Opposite Signal Exit
Overview
The Opposite Signal Exit rule closes a position when the strategy's entry rules generate a signal in the opposite direction. If you are in a long position and the entry logic produces a short signal, the long position is closed (and optionally reversed into a short position). This rule effectively makes your strategy "always in the market" by flipping between long and short positions as conditions change.
Key Parameters
| Parameter | Description | Default | Range |
|---|---|---|---|
| Reverse Position | Automatically open a position in the opposite direction after closing | No | — |
| Signal Source | Which entry rule(s) to monitor for opposite signals | All Entry Rules | — |
| Require All Signals | Require all specified entry rules to confirm the opposite direction | Yes | — |
Typical Use Case
The Opposite Signal Exit is natural for trend-following strategies based on Moving Average Crossovers. When the fast MA crosses below the slow MA, any open long position is closed. With the Reverse Position parameter enabled, the strategy simultaneously opens a short position, staying continuously aligned with the prevailing trend direction.
When using the Opposite Signal Exit as your primary exit mechanism, always include a stop loss as well. The opposite signal may take time to trigger, and without a stop loss, a fast adverse move could result in a larger loss than anticipated.
Combining Exit Rules
Most robust strategies use multiple exit rules working together. A common combination includes:
- Stop Loss (ATR-based or fixed) — Protects against adverse moves and defines the maximum risk per trade.
- Take Profit (ratio-based) — Captures gains at a predetermined reward-to-risk level.
- Trailing Stop — Activates after the take profit captures a partial position, letting the remaining position run with the trend.

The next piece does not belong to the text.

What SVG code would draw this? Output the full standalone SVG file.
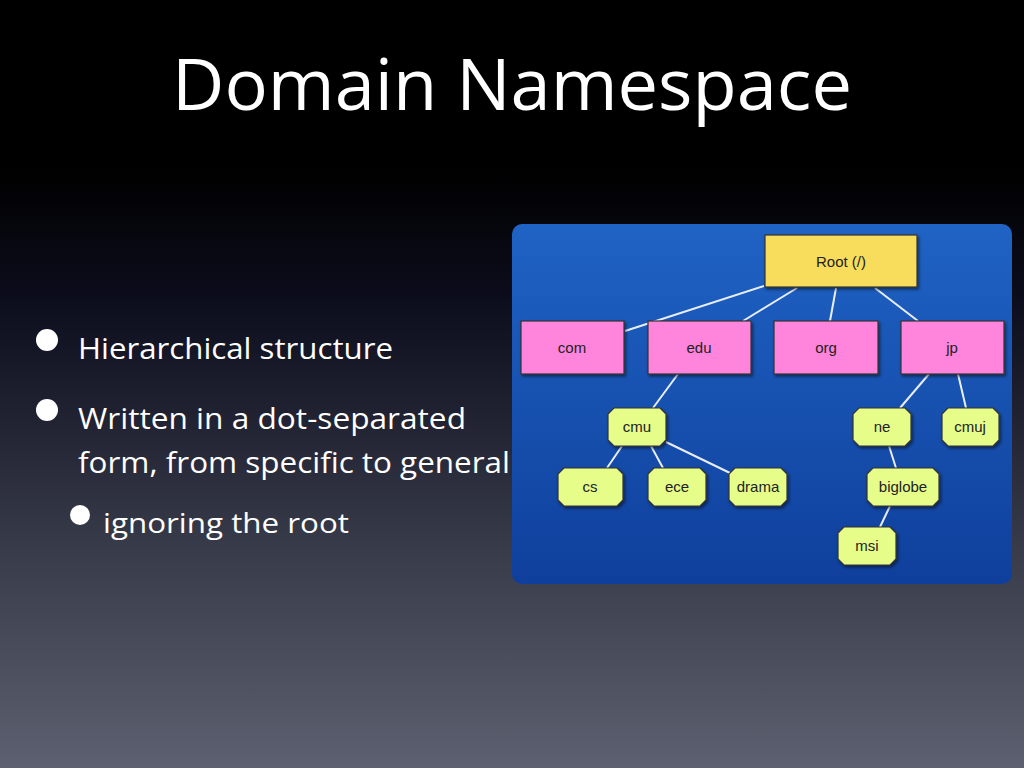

- Time-Based Exit — Closes any position that has not reached a stop or target within the expected timeframe.
Exit Strategy Example:
1. ATR Stop Loss: 2x ATR(14), trailing
2. Ratio Take Profit: 2:1 R:R, partial close 50%
3. Trailing Stop: 1.5x ATR, activates at 1:1 R:R
4. Time Exit: 10 bars maximum hold
Use Arconomy's Trade Analysis tools to review how each exit rule performed across your backtest. The Event-Level Replay shows exactly which rule closed each trade, helping you fine-tune your exit strategy.